Cette pièce du grand dramaturge angalis, David avait voulu la mettre en scène, voilà quelque temps. Il s’était acharné sur la traduction, puis sur la scénographie et la direction des acteurs. Mais les subventions avaient été supprimées et sans ressources financières, il n’avait pas pu aller au bout de son projet. Depuis, il ne fait plus grand chose, il n’a plus la foi, plus l’énergie, plus d’autre envie que celle de voir sa fille grandir et s’épanouir, de lui transmettre le goût des arts et du théâtre. De soigner son couple aussi peut-être, et de ne plus penser à son frère cadet. Ce même frère qui a participé activement à ce que la troupe de David n’ait plus d’aide de la part de la région, précipitant ainsi la fin de la pièce. 

Du matin jusqu'à l’après-midi, au son des intempéries, l'intermittent du spectacle avance dans ses récits : celui de Shakespeare et le sien. La réussite du dramaturge et son échec professionnel.
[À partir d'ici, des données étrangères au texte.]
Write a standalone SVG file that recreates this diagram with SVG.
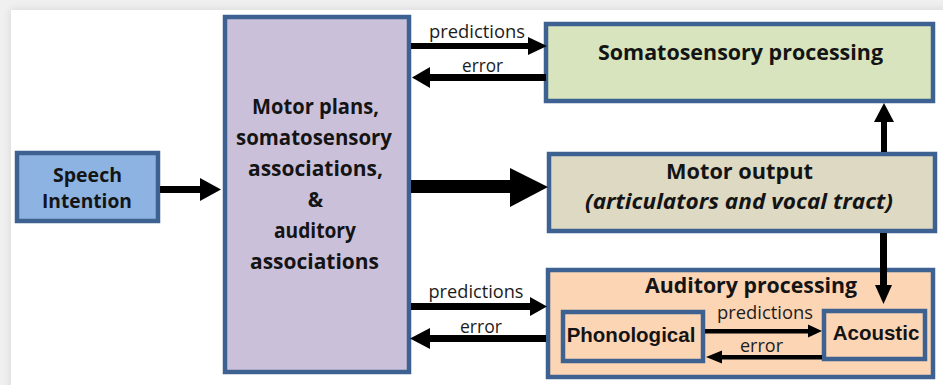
<svg xmlns="http://www.w3.org/2000/svg" width="943" height="385" viewBox="0 0 943 385">
<style>
.box{stroke:#3d6190;stroke-width:4.5}
.t{font-family:"Open Sans",Lato,"Liberation Sans",sans-serif;font-weight:bold;fill:#141414;text-anchor:middle;font-variant-ligatures:none}
.l{font-family:"Open Sans",Lato,"Liberation Sans",sans-serif;font-size:18px;fill:#1c1c1c;text-anchor:middle;font-variant-ligatures:none}
.a{font-family:"Liberation Sans",Arial,sans-serif;font-weight:bold;font-size:20.5px;fill:#141414;text-anchor:middle}
.arr{fill:#000}
</style>
<defs>
<filter id="sh" x="-5%" y="-5%" width="110%" height="110%">
<feDropShadow dx="0" dy="0" stdDeviation="4" flood-color="#000" flood-opacity="0.12"/>
</filter>
</defs>
<rect x="0" y="0" width="943" height="385" fill="#f0f0f0"/>
<rect x="11" y="10" width="940" height="385" fill="#ffffff" filter="url(#sh)"/>

<g id="speech-intention">
<rect class="box" x="17" y="153" width="141" height="68" fill="#8db3e2"/>
<text class="t" x="87.5" y="182" font-size="19.5" textLength="69" lengthAdjust="spacingAndGlyphs">Speech</text>
<text class="t" x="87" y="208" font-size="19.5" textLength="90" lengthAdjust="spacingAndGlyphs">Intention</text>
</g>

<g id="motor-plans">
<rect class="box" x="225" y="17" width="184" height="355" fill="#cbc0da"/>
<text class="t" x="315.5" y="114" font-size="20.5" textLength="127" lengthAdjust="spacingAndGlyphs">Motor plans,</text>
<text class="t" x="314" y="145" font-size="20.5" textLength="156" lengthAdjust="spacingAndGlyphs">somatosensory</text>
<text class="t" x="315.5" y="176" font-size="20.5" textLength="135" lengthAdjust="spacingAndGlyphs">associations,</text>
<text class="t" x="315.5" y="207" font-size="20.5">&amp;</text>
<text class="t" x="315" y="238" font-size="20.5" textLength="82" lengthAdjust="spacingAndGlyphs">auditory</text>
<text class="t" x="314.5" y="269" font-size="20.5" textLength="129" lengthAdjust="spacingAndGlyphs">associations</text>
</g>

<g id="somatosensory">
<rect class="box" x="546" y="24" width="387" height="77" fill="#d7e4bd"/>
<text class="t" x="740.5" y="60" font-size="21" textLength="285" lengthAdjust="spacingAndGlyphs">Somatosensory processing</text>
</g>

<g id="motor-output">
<rect class="box" x="549" y="154" width="386" height="77" fill="#ddd9c3"/>
<text class="t" x="739.5" y="179" font-size="21" textLength="147" lengthAdjust="spacingAndGlyphs">Motor output</text>
<text class="t" x="739" y="209" font-size="21" font-style="italic" textLength="308" lengthAdjust="spacingAndGlyphs">(articulators and vocal tract)</text>
</g>

<g id="auditory-processing">
<rect class="box" x="548" y="270" width="385" height="107" fill="#fcd5b5"/>
<text class="t" x="751" y="293" font-size="21" textLength="212" lengthAdjust="spacingAndGlyphs">Auditory processing</text>
</g>

<g id="phonological">
<rect class="box" x="563" y="312" width="140" height="49" fill="#fcd5b5"/>
<text class="a" x="631" y="342">Phonological</text>
</g>

<g id="acoustic">
<rect class="box" x="824" y="311" width="101" height="48" fill="#fcd5b5"/>
<text class="a" x="876" y="340">Acoustic</text>
</g>

<g id="connectors">
<rect class="arr" x="160" y="186" width="41" height="7"/>
<polygon class="arr" points="200,178 221,189.5 200,201"/>
<rect class="arr" x="411" y="180" width="100" height="13"/>
<polygon class="arr" points="510,168 548,187 510,207"/>
<rect class="arr" x="411" y="43" width="118" height="6"/>
<polygon class="arr" points="528,37 547,46 528,55"/>
<text class="l" x="477" y="38" textLength="96" lengthAdjust="spacingAndGlyphs">predictions</text>
<rect class="arr" x="429" y="74" width="117" height="7"/>
<polygon class="arr" points="430,67 412,77.5 430,88"/>
<text class="l" x="482.5" y="72" textLength="41" lengthAdjust="spacingAndGlyphs">error</text>
<rect class="arr" x="881" y="121" width="6" height="31"/>
<polygon class="arr" points="874,122 884,103 894,122"/>
<rect class="arr" x="880" y="233" width="7" height="54"/>
<polygon class="arr" points="875,285 883.5,304 892,285"/>
<rect class="arr" x="411" y="303" width="120" height="7"/>
<polygon class="arr" points="530,297 547,306.5 530,316"/>
<text class="l" x="476" y="298" textLength="95" lengthAdjust="spacingAndGlyphs">predictions</text>
<rect class="arr" x="429" y="335" width="117" height="7"/>
<polygon class="arr" points="430,328 410,338.5 430,349"/>
<text class="l" x="481" y="333" textLength="42" lengthAdjust="spacingAndGlyphs">error</text>
<rect class="arr" x="705" y="329" width="104" height="4.5"/>
<polygon class="arr" points="808,324.5 822,331 808,337.5"/>
<text class="l" x="765" y="319" textLength="96" lengthAdjust="spacingAndGlyphs">predictions</text>
<rect class="arr" x="721" y="355" width="101" height="4.5"/>
<polygon class="arr" points="722,350.5 706,357 722,363.5"/>
<text class="l" x="761.5" y="352" textLength="43" lengthAdjust="spacingAndGlyphs">error</text>
</g>
</svg>
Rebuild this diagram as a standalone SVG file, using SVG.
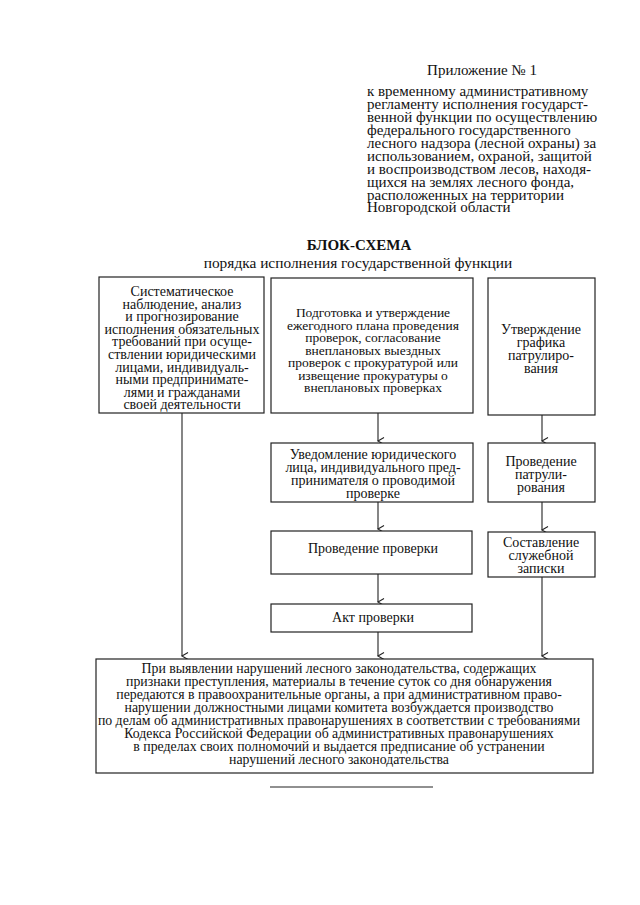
<svg xmlns="http://www.w3.org/2000/svg" width="640" height="905" viewBox="0 0 640 905">
<defs>
<style>
text{font-family:"Liberation Serif","Times New Roman",serif;font-size:13.5px;fill:#111}
.c{text-anchor:middle}
.h{font-size:15px}
.s{font-size:15.4px}
.t{font-weight:bold;font-size:15px}
.k{font-size:14px}
.m{font-size:13.8px}
.b{fill:#fff;stroke:#222;stroke-width:1.2}
.l{fill:none;stroke:#222;stroke-width:1.1}
</style>
<marker id="a" markerUnits="userSpaceOnUse" markerWidth="10" markerHeight="10" refX="4" refY="7" orient="auto-start-reverse" viewBox="0 0 10 10">
<path d="M0.5,1 L4,7 L7.5,1" fill="none" stroke="#222" stroke-width="1.1"/>
</marker>
</defs>
<rect width="640" height="905" fill="#fff"/>
<g id="header" class="h">
<text x="482" y="75" class="c h">Приложение № 1</text>
<text x="367" y="96" class="h">к временному административному</text>
<text x="367" y="109" class="h">регламенту исполнения государст-</text>
<text x="367" y="122" class="h">венной функции по осуществлению</text>
<text x="367" y="135" class="h">федерального государственного</text>
<text x="367" y="148" class="h">лесного надзора (лесной охраны) за</text>
<text x="367" y="161" class="h">использованием, охраной, защитой</text>
<text x="367" y="174" class="h">и воспроизводством лесов, находя-</text>
<text x="367" y="187" class="h">щихся на землях лесного фонда,</text>
<text x="367" y="200" class="h">расположенных на территории</text>
<text x="367" y="212" class="h">Новгородской области</text>
</g>
<g id="title">
<text x="359" y="250" class="c t">БЛОК-СХЕМА</text>
<text x="358" y="268" class="c s">порядка исполнения государственной функции</text>
</g>
<g id="connectors">
<line class="l" x1="182" y1="413" x2="182" y2="656" marker-end="url(#a)"/>
<line class="l" x1="378" y1="413" x2="378" y2="441" marker-end="url(#a)"/>
<line class="l" x1="542" y1="415" x2="542" y2="441" marker-end="url(#a)"/>
<line class="l" x1="378" y1="502" x2="378" y2="529" marker-end="url(#a)"/>
<line class="l" x1="542" y1="502" x2="542" y2="530" marker-end="url(#a)"/>
<line class="l" x1="378" y1="574" x2="378" y2="602" marker-end="url(#a)"/>
<line class="l" x1="378" y1="632" x2="378" y2="656" marker-end="url(#a)"/>
<line class="l" x1="542" y1="577" x2="542" y2="656" marker-end="url(#a)"/>
</g>
<g id="n1">
<rect class="b" x="99" y="277" width="165" height="136"/>
<text class="c k" x="182" y="296">Систематическое</text>
<text class="c k" x="182" y="309">наблюдение, анализ</text>
<text class="c k" x="182" y="321">и прогнозирование</text>
<text class="c k" x="182" y="334">исполнения обязательных</text>
<text class="c k" x="182" y="346">требований при осуще-</text>
<text class="c k" x="182" y="359">ствлении юридическими</text>
<text class="c k" x="182" y="372">лицами, индивидуаль-</text>
<text class="c k" x="182" y="384">ными предпринимате-</text>
<text class="c k" x="182" y="397">лями и гражданами</text>
<text class="c k" x="182" y="409">своей деятельности</text>
</g>
<g id="n2">
<rect class="b" x="271" y="278" width="202" height="135"/>
<text class="c" x="373" y="317">Подготовка и утверждение</text>
<text class="c" x="373" y="330">ежегодного плана проведения</text>
<text class="c" x="373" y="342">проверок, согласование</text>
<text class="c" x="373" y="355">внеплановых выездных</text>
<text class="c" x="373" y="367">проверок с прокуратурой или</text>
<text class="c" x="373" y="380">извещение прокуратуры о</text>
<text class="c" x="373" y="392">внеплановых проверках</text>
</g>
<g id="n3">
<rect class="b" x="488" y="278" width="107" height="137"/>
<text class="c k" x="541" y="334">Утверждение</text>
<text class="c k" x="541" y="347">графика</text>
<text class="c k" x="541" y="360">патрулиро-</text>
<text class="c k" x="541" y="373">вания</text>
</g>
<g id="n4">
<rect class="b" x="271" y="443" width="202" height="59"/>
<text class="c k" x="373" y="459">Уведомление юридического</text>
<text class="c k" x="373" y="472">лица, индивидуального пред-</text>
<text class="c k" x="373" y="485">принимателя о проводимой</text>
<text class="c k" x="373" y="498">проверке</text>
</g>
<g id="n5">
<rect class="b" x="488" y="443" width="107" height="59"/>
<text class="c k" x="541" y="466">Проведение</text>
<text class="c k" x="541" y="479">патрули-</text>
<text class="c k" x="541" y="492">рования</text>
</g>
<g id="n6">
<rect class="b" x="271" y="531" width="201" height="43"/>
<text class="c k" x="373" y="553">Проведение проверки</text>
</g>
<g id="n7">
<rect class="b" x="488" y="532" width="107" height="45"/>
<text class="c k" x="541" y="547">Составление</text>
<text class="c k" x="541" y="560">служебной</text>
<text class="c k" x="541" y="573">записки</text>
</g>
<g id="n8">
<rect class="b" x="271" y="604" width="201" height="28"/>
<text class="c k" x="373" y="622">Акт проверки</text>
</g>
<g id="n9">
<rect class="b" x="96" y="659" width="497" height="114"/>
<text class="c m" x="339" y="673">При выявлении нарушений лесного законодательства, содержащих</text>
<text class="c m" x="339" y="686">признаки преступления, материалы в течение суток со дня обнаружения</text>
<text class="c m" x="339" y="699">передаются в правоохранительные органы, а при административном право-</text>
<text class="c m" x="339" y="712">нарушении должностными лицами комитета возбуждается производство</text>
<text class="c m" x="339" y="725">по делам об административных правонарушениях в соответствии с требованиями</text>
<text class="c m" x="339" y="738">Кодекса Российской Федерации об административных правонарушениях</text>
<text class="c m" x="339" y="751">в пределах своих полномочий и выдается предписание об устранении</text>
<text class="c m" x="339" y="764">нарушений лесного законодательства</text>
</g>
<line class="l" x1="270" y1="787" x2="433" y2="787"/>
</svg>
Et en regardant son enfant, il voit aussi sa réussite : il est un père aimant, un homme droit dans ses convictions, un compagnon aimant…     


« un frère n’est en rien un ennemi ordinaire ; combattre un frère nécessite un haut degré de violence.»

Encore une lecture à l’aveugle. J’aime décidément ça, d’autant plus quand je passe un bon moment. De ce roman, je ne connaissais que le titre et l’éditeur. J’ai laissé quelqu’un d’autre choisir pour moi et, décidément, ça me réussit. Outre le fait que Pessan me donne une envie folle de me replonger dans les oeuvres de Shakespeare, il met en lumière les failles d’un système politique et sociétale qui considère l’art comme un bien de consommation. Le frère de David, politicien, prend des décisions qui portent préjudice aux petits artistes, à ceux qui ne sont pas bankables, qui ne sont pas des monstres sacrés qui rapportent. Mais comment construire une carrière et une reconnaissance si on ne nous laisse pas essayer, faire nos preuves, prendre nos marques ? C’est exactement la même problématique que pour ceux qui arrivent sur le marché du travail, mais là, on part dans d’autres considérations.

Bref, ce roman est très bien écrit, fluide et poétique. Beaucoup de belles considérations sur le rôle de père et l’importance de la culture en général, du théâtre en particulier. On sent un attachement très fort à cette pièce qui n’est pas la première que l’on cite en pensant à Shakespeare mais qui donne vraiment envie qu’on la découvre, à la lumière de l’affection que David (et donc l’auteur) lui porte. 

Cette journée de papa est aussi une journée d’acteur et de théâtre. Une journée de tempête, récitée et extérieure. Mais dont on est protégé grâce à l’amour de l’enfant et la certitude d’avoir fait les bons choix. Les éléments peuvent se déchaîner dehors, Shakespeare, Purcel et la petite Miranda nous assurent la sécurité d’un foyer. 


« Pour connaître quelqu’un, il vaut mieux lui demander de révéler l’ensemble de ses masques plutôt que de le mettre à nu.»